Activists shareholders pushing JPMorgan Chase & Co. to strip Chairman and CEO Jamie Dimon of one of his job titles scored a major victory earlier this month, when two well-regarded independent advisory firms supported their proposal. Shareholders saw another sign their activism has gained momentum last Friday, when the bank's board felt compelled to issue a seven-page letter defending its current management structure.
Now, an academic writing in the Harvard Business Review has a message for those shareholders: Be careful what you wish for.
In a post on the management journal's website Monday, University of Minnesota Professor Aiyesha Dey pointed to a 2011 study she conducted that found firms tended to perform relatively poorly after being forced by shareholders to divide the role of chairman and CEO.

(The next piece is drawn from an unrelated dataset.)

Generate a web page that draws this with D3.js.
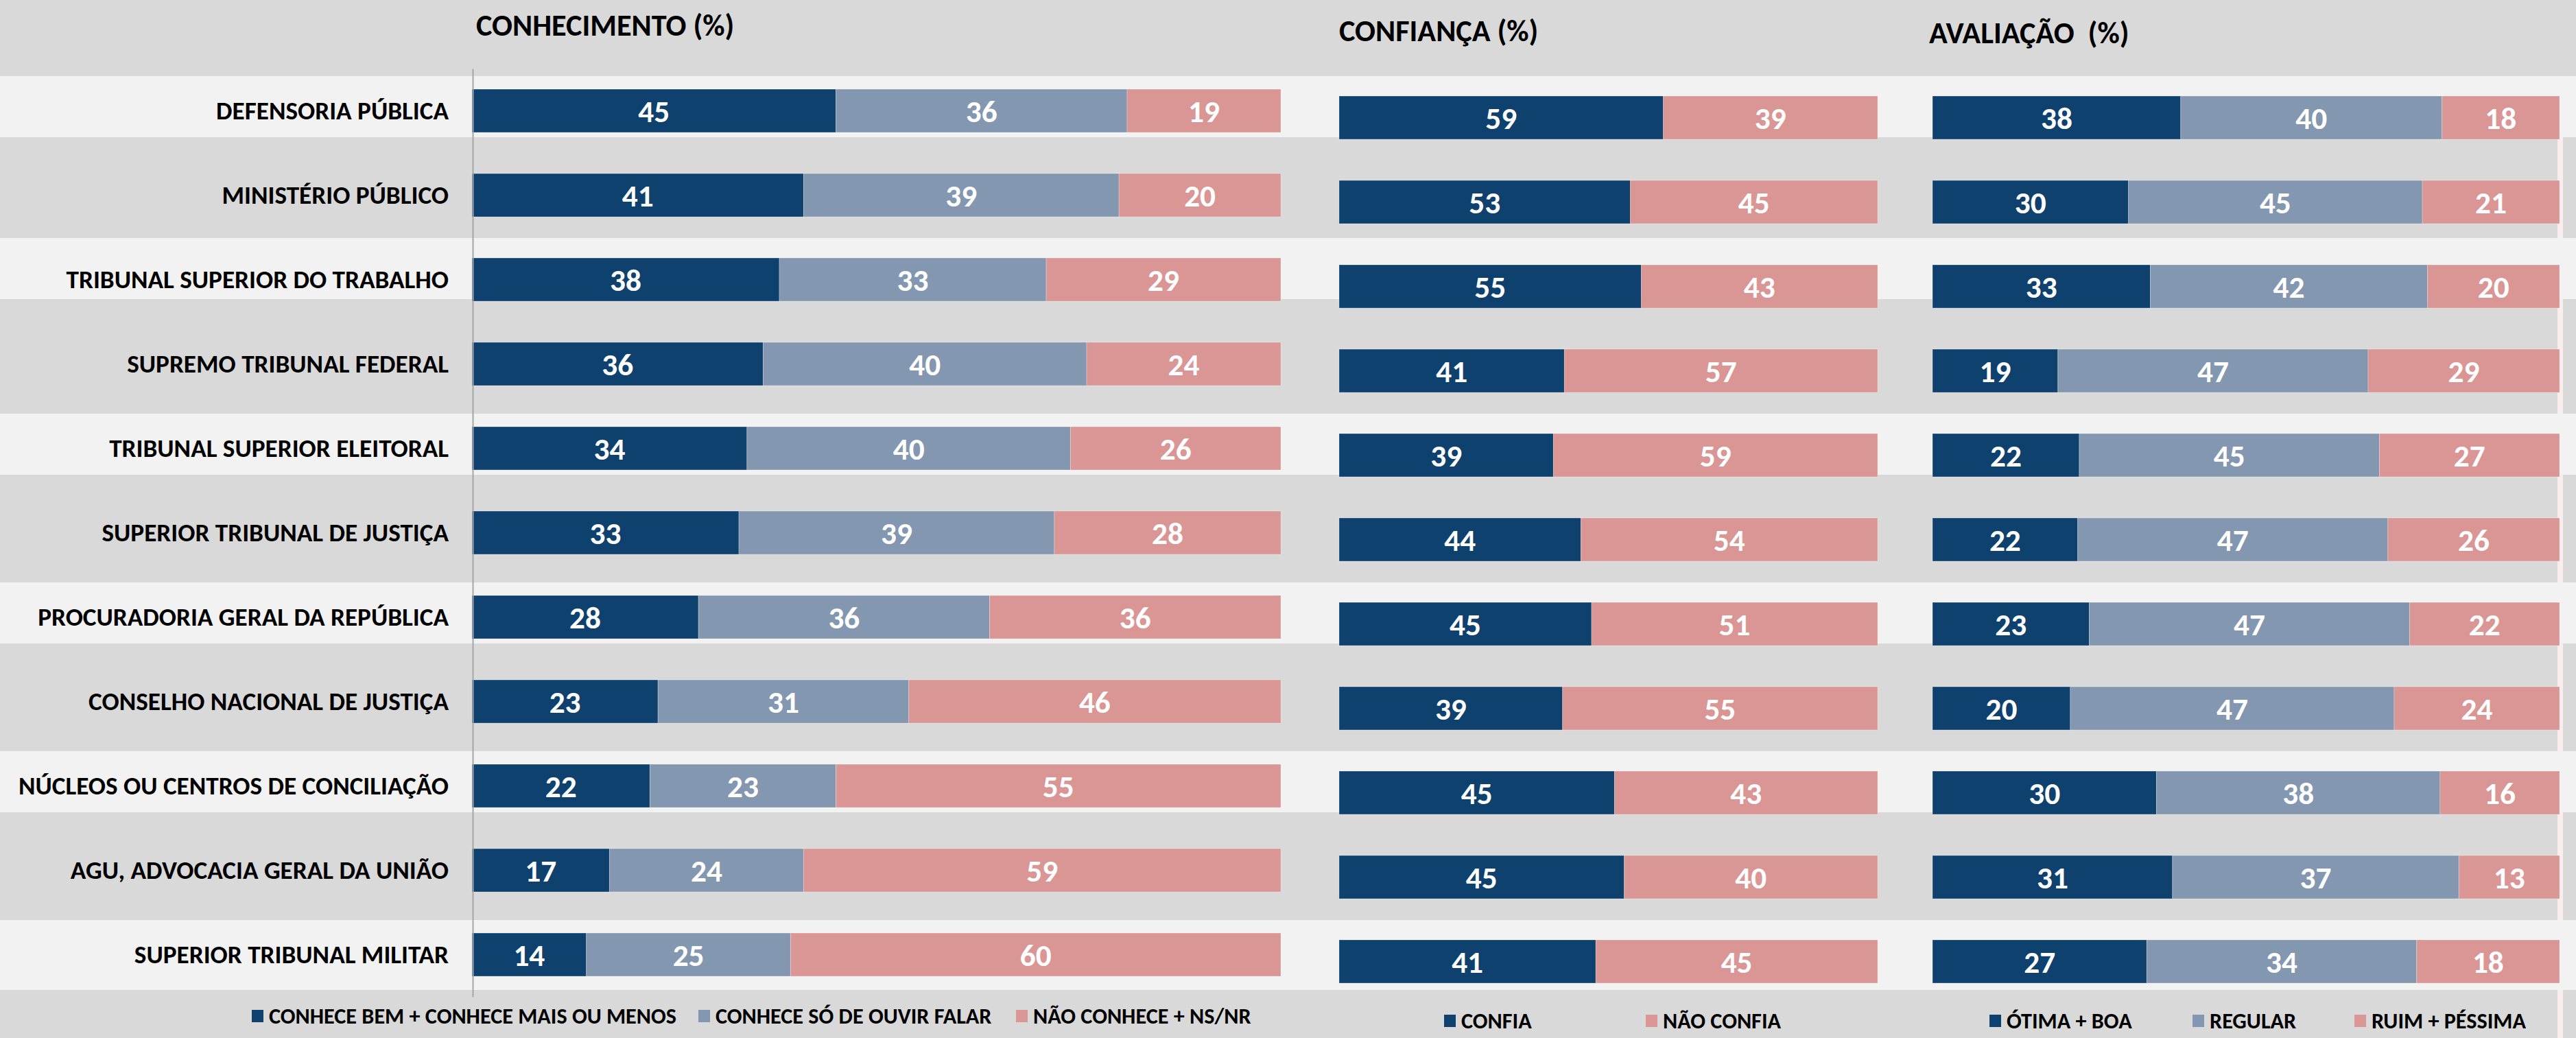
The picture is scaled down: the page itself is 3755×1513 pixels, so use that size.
<!DOCTYPE html>
<html>
<head>
<meta charset="utf-8">
<script src="https://cdn.jsdelivr.net/npm/d3@7"></script>
<style>
  html, body { margin: 0; padding: 0; background: #D9D9D9; }
  svg { display: block; }
  text { white-space: pre; }
</style>
</head>
<body>
<svg id="chart" width="3755" height="1513"></svg>
<script>
// ---------------- DATA ----------------
const categories = [
  "DEFENSORIA PÚBLICA",
  "MINISTÉRIO PÚBLICO",
  "TRIBUNAL SUPERIOR DO TRABALHO",
  "SUPREMO TRIBUNAL FEDERAL",
  "TRIBUNAL SUPERIOR ELEITORAL",
  "SUPERIOR TRIBUNAL DE JUSTIÇA",
  "PROCURADORIA GERAL DA REPÚBLICA",
  "CONSELHO NACIONAL DE JUSTIÇA",
  "NÚCLEOS OU CENTROS DE CONCILIAÇÃO",
  "AGU, ADVOCACIA GERAL DA UNIÃO",
  "SUPERIOR TRIBUNAL MILITAR"
];
const conheceBem   = [45, 41, 38, 36, 34, 33, 28, 23, 22, 17, 14];
const conheceOuvir = [36, 39, 33, 40, 40, 39, 36, 31, 23, 24, 25];
const naoConhece   = [19, 20, 29, 24, 26, 28, 36, 46, 55, 59, 60];
const confia       = [59, 53, 55, 41, 39, 44, 45, 39, 45, 45, 41];
const naoConfia    = [39, 45, 43, 57, 59, 54, 51, 55, 43, 40, 45];
const otimaBoa     = [38, 30, 33, 19, 22, 22, 23, 20, 30, 31, 27];
const regular      = [40, 45, 42, 47, 45, 47, 47, 47, 38, 37, 34];
const ruimPessima  = [18, 21, 20, 29, 27, 26, 22, 24, 16, 13, 18];

const conhecimentoSeries = ["CONHECE BEM + CONHECE MAIS OU MENOS", "CONHECE SÓ DE OUVIR FALAR", "NÃO CONHECE + NS/NR"];
const confiancaSeries    = ["CONFIA", "NÃO CONFIA"];
const avaliacaoSeries    = ["ÓTIMA + BOA", "REGULAR", "RUIM + PÉSSIMA"];
const panelTitles        = ["CONHECIMENTO (%)", "CONFIANÇA (%)", "AVALIAÇÃO  (%)"];

// ---------------- STYLE / LAYOUT ----------------
const NAVY = "#0F416F", STEEL = "#8497B0", ROSE = "#DA9694";
const BG = "#D9D9D9", LIGHT = "#F2F2F2";
const W = 3755, H = 1513;

// font selection + horizontal calibration (Calibri-like look)
function fontAvailable(name) {
  const c = document.createElement("canvas").getContext("2d");
  const s = "DEFENSORIA PÚBLICA 0123456789 Wmx";
  return ["monospace", "serif"].some(base => {
    c.font = `bold 40px ${base}`; const w0 = c.measureText(s).width;
    c.font = `bold 40px "${name}", ${base}`; const w1 = c.measureText(s).width;
    return Math.abs(w0 - w1) > 0.5;
  });
}
const candidates = [["Carlito", 1.0], ["Liberation Sans Narrow", 0.93], ["DejaVu Sans Condensed", 0.9], ["Lato", 0.93], ["Open Sans", 0.9]];
let FONT = "Lato", K = 0.93;
for (const [f, k] of candidates) { if (fontAvailable(f)) { FONT = f; K = k; break; } }
const FAMILY = `"${FONT}", Lato, sans-serif`;
const ctx = document.createElement("canvas").getContext("2d");
ctx.font = `bold ${37 * K}px ${FAMILY}`;
let SX = 339 / ctx.measureText("DEFENSORIA PÚBLICA").width;
SX = Math.max(0.6, Math.min(1.15, SX));

const FS = { title: 44 * K, label: 37 * K, value: 45 * K, legend: 32 * K };

const svg = d3.select("#chart").attr("font-family", FAMILY).attr("font-weight", "bold");

// Scales
const yConh = d3.scaleBand().domain(categories).range([100, 1453]).paddingInner(60 / 123).paddingOuter(30 / 123);
const yOther = d3.scaleBand().domain(categories).range([110, 1463]).paddingInner(60 / 123).paddingOuter(30 / 123);
const xConh = d3.scaleLinear().domain([0, 1]).range([688, 1867]);
const xConf = d3.scaleLinear().domain([0, 1]).range([1952, 2737]);
const xAval = d3.scaleLinear().domain([0, 1]).range([2817, 3731]);

// ---------------- BACKGROUND ----------------
svg.append("rect").attr("width", W).attr("height", H).attr("fill", BG);
const bw = yConh.bandwidth();
const stripes = categories.filter((d, i) => i % 2 === 0).map((c, j, arr) => {
  const top = yConh(c) - (j === 1 ? 29 : 19);
  const bottom = yConh(c) + bw + (j === arr.length - 1 ? 20 : (j === 1 ? -3 : 7));
  return [top, bottom];
});
// thin light separator at the right edge (visible inside the gray rows)
svg.append("rect").attr("x", 3728).attr("width", 8)
  .attr("y", stripes[0][1]).attr("height", H - stripes[0][1]).attr("fill", "#F9EDED");
svg.append("g").selectAll("rect").data(stripes).join("rect")
  .attr("x", 0).attr("width", W)
  .attr("y", d => d[0]).attr("height", d => d[1] - d[0])
  .attr("fill", LIGHT);

// ---------------- TEXT helper ----------------
function addText(g, x, y, str, size, anchor, fill) {
  return g.append("text")
    .attr("transform", `translate(${x},${y}) scale(${SX},1)`)
    .attr("text-anchor", anchor || "start")
    .attr("font-size", size)
    .attr("fill", fill || "#000")
    .text(str);
}

// ---------------- PANELS ----------------
function drawPanel(seriesArrays, keys, colors, x, y) {
  const rows = categories.map((c, i) => {
    const r = { cat: c };
    keys.forEach((k, j) => r[k] = seriesArrays[j][i]);
    return r;
  });
  const stacked = d3.stack().keys(keys).offset(d3.stackOffsetExpand)(rows);
  const g = svg.append("g");
  const layers = g.selectAll("g.layer").data(stacked).join("g").attr("class", "layer")
    .attr("fill", (d, i) => colors[i]);
  layers.selectAll("rect").data(d => d).join("rect")
    .attr("x", d => x(d[0]))
    .attr("width", d => x(d[1]) - x(d[0]))
    .attr("y", d => y(d.data.cat))
    .attr("height", y.bandwidth())
    .attr("stroke", "rgba(255,255,255,0.28)")
    .attr("stroke-width", 1);
  stacked.forEach(layer => {
    layer.forEach(d => {
      const cx = (x(d[0]) + x(d[1])) / 2;
      const cy = y(d.data.cat) + y.bandwidth() / 2;
      addText(g, cx, cy + FS.value * 0.36, String(d.data[layer.key]), FS.value, "middle", "#fff");
    });
  });
}

drawPanel([conheceBem, conheceOuvir, naoConhece], conhecimentoSeries, [NAVY, STEEL, ROSE], xConh, yConh);
drawPanel([confia, naoConfia], confiancaSeries, [NAVY, ROSE], xConf, yOther);
drawPanel([otimaBoa, regular, ruimPessima], avaliacaoSeries, [NAVY, STEEL, ROSE], xAval, yOther);

// ---------------- CATEGORY AXIS ----------------
const axisG = svg.append("g").attr("transform", "translate(689,0)")
  .call(d3.axisLeft(yConh).tickSize(0).tickPadding(35));
axisG.select(".domain").attr("stroke", "#A6A6A6").attr("stroke-width", 2);
axisG.selectAll(".tick text")
  .attr("font-family", FAMILY).attr("font-weight", "bold")
  .attr("font-size", FS.label).attr("fill", "#000")
  .attr("dy", null)
  .attr("x", null)
  .attr("transform", `translate(-35,${FS.label * 0.345}) scale(${SX},1)`);

// ---------------- TITLES ----------------
const tg = svg.append("g");
addText(tg, 694, 52, panelTitles[0], FS.title);
addText(tg, 1952, 60, panelTitles[1], FS.title);
addText(tg, 2812, 63, panelTitles[2], FS.title);

// ---------------- LEGENDS ----------------
function legend(keys, colors, xs, cy) {
  const lg = svg.append("g");
  keys.forEach((k, i) => {
    lg.append("rect").attr("x", xs[i]).attr("y", cy - 9).attr("width", 17).attr("height", 18).attr("fill", colors[i]);
    addText(lg, xs[i] + 25, cy + FS.legend * 0.33, k, FS.legend);
  });
}
legend(conhecimentoSeries, [NAVY, STEEL, ROSE], [367, 1018, 1481], 1481);
legend(confiancaSeries, [NAVY, ROSE], [2105, 2399], 1488);
legend(avaliacaoSeries, [NAVY, STEEL, ROSE], [2900, 3196, 3432], 1488);
</script>
</body>
</html>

“Splitting the roles of the CEO and chairman often works well in small firms, where communication between the chief executive and chair is relatively uncomplicated and the amount of information the chairman has to absorb is modest,” Dey wrote. “But for large, complex companies, separating the roles can create real challenges.”
She further argued that the activist shareholders' reasons for separating the chairman and CEO roles at JPMorgan were weak, as they “don't always understand board-CEO dynamics or the firm-specific costs and benefits of splitting the CEO-chairman roles.”
“Stripping JPMorgan Chase's CEO of the chairmanship may be counterproductive over the long term,” Dey wrote, adding that shareholders “shouldn't compromise the bank's future performance just because they want to take Jamie Dimon down a peg.”
At least some of Dey’s arguments echo those put forward in the letter JPMorgan’s board sent shareholders on Friday, which noted the company’s current governance structure was "working effectively and has served the Company exceptionally well."
“Our current structure provides the balance good corporate governance seeks to achieve and it would be a mistake to change it now,” directors Lee R. Raymond and William C. Weldon wrote in the letter.
Lisa Lindsley, director of capital strategies at AFSCME, represents one of the main shareholders behind the proposal to split the role of chairman and CEO at JPMorgan. Lindsley said she feels Dey’s writings mischaracterize the shareholders' motivations.
“This is not a referendum on Jamie Dimon,” Lindsley said. “This is not an attempt to take him down a peg.”
Lindsley noted a different academic study, by the international policy organization commonly referred to as the Group of 30, which argued that “the pressures and breadth of responsibility borne by the CEO have grown almost beyond the capacity of a single person” and having someone also take on the role of chair “seems unreasonable.”
“Being a chairman is a full-time job in itself,” Lindsley said.